Albert: In der Arbeitsgemeinschaft Deutscher Schlösserverwaltungen wird der Klimawandel und seine Folgen das wichtigste Thema der nächsten Jahre sein. Wir wollen gemeinsam Konzepte entwickeln, um beispielsweise die Wasserversorgung zu verbessern. Gleichzeitig müssen wir sehr individuelle Lösungen für jeden einzelnen Park finden, Zisternen können nicht überall eingebaut werden.

Es wird also nicht einfach auf verstärkte Bewässerung gesetzt?

Albert: Nein, nicht nur. Es geht auch um Bodenverbesserung.
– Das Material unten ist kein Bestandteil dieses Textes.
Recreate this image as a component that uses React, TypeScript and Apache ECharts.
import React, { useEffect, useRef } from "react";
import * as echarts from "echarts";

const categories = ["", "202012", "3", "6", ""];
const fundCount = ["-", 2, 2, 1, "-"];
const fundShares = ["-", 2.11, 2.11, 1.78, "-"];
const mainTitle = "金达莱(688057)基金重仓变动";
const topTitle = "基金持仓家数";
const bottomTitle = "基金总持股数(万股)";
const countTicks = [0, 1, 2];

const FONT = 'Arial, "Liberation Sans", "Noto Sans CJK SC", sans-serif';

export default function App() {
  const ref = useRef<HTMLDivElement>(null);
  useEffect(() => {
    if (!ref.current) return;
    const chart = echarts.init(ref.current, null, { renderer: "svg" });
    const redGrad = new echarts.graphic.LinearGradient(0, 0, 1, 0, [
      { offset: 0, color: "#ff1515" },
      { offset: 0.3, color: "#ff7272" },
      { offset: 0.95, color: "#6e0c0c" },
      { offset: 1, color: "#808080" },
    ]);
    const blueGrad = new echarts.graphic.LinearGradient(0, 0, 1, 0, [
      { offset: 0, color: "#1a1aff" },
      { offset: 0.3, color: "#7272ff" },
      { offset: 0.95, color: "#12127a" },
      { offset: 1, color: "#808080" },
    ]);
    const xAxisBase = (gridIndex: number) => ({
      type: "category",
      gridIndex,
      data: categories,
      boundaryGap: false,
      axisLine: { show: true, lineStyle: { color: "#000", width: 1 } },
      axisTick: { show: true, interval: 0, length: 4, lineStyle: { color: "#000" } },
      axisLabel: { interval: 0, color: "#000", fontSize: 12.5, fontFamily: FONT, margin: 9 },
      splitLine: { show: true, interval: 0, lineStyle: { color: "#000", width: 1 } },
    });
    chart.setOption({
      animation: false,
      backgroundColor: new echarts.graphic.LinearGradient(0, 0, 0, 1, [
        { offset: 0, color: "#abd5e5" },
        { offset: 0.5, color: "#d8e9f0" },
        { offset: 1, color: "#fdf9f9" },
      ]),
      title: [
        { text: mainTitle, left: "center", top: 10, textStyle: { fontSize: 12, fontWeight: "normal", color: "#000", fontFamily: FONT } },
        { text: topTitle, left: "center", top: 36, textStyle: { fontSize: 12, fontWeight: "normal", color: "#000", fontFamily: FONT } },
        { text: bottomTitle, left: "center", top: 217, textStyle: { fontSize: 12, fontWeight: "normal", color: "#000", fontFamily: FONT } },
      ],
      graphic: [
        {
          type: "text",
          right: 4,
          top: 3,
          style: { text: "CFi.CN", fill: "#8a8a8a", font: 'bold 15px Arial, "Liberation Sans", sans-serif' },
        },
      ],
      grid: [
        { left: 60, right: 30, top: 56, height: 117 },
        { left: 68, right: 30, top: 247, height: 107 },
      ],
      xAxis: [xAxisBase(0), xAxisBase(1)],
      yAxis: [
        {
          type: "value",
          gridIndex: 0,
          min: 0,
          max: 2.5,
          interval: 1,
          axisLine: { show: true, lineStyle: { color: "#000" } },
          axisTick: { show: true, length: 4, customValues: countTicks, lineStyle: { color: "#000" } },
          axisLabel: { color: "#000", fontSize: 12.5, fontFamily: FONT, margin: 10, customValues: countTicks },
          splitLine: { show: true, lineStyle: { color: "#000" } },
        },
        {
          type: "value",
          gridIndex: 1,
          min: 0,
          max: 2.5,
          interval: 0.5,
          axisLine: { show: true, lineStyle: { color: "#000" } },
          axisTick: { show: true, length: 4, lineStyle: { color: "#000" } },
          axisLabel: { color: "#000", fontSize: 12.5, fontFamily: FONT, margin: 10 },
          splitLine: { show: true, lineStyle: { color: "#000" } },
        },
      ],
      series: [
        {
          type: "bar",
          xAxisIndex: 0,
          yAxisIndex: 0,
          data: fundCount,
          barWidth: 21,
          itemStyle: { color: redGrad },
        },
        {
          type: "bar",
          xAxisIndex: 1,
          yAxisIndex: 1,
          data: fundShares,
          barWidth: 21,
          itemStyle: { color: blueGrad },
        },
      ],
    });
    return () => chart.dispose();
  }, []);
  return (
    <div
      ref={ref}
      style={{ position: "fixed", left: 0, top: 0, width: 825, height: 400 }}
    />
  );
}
Es könnten Zusatzstoffe eingebracht werden, die die Wasserhaltekraft erhöhen, zum Beispiel tonige Materialien oder Kügelchen, wie man sie aus Hydrokulturen kennt.

Bei aller Vorliebe für den Erhalt des authentischen Bildes: Werden sich die historischen Gärten schneller verändern, als sie dies in der Vergangenheit getan haben?

Albert: Es wird sicher über einen langen Zeitraum gehen. Aber bei Nachpflanzungen müssen wir uns verstärkt fragen, ob einzelne Baumarten langfristig noch lebensfähig sind. Wir dürfen das Bild unserer Gärten nicht völlig verändern. Ein großer Baum soll durch einen Baum ersetzt werden, der wieder ähnlich groß werden kann.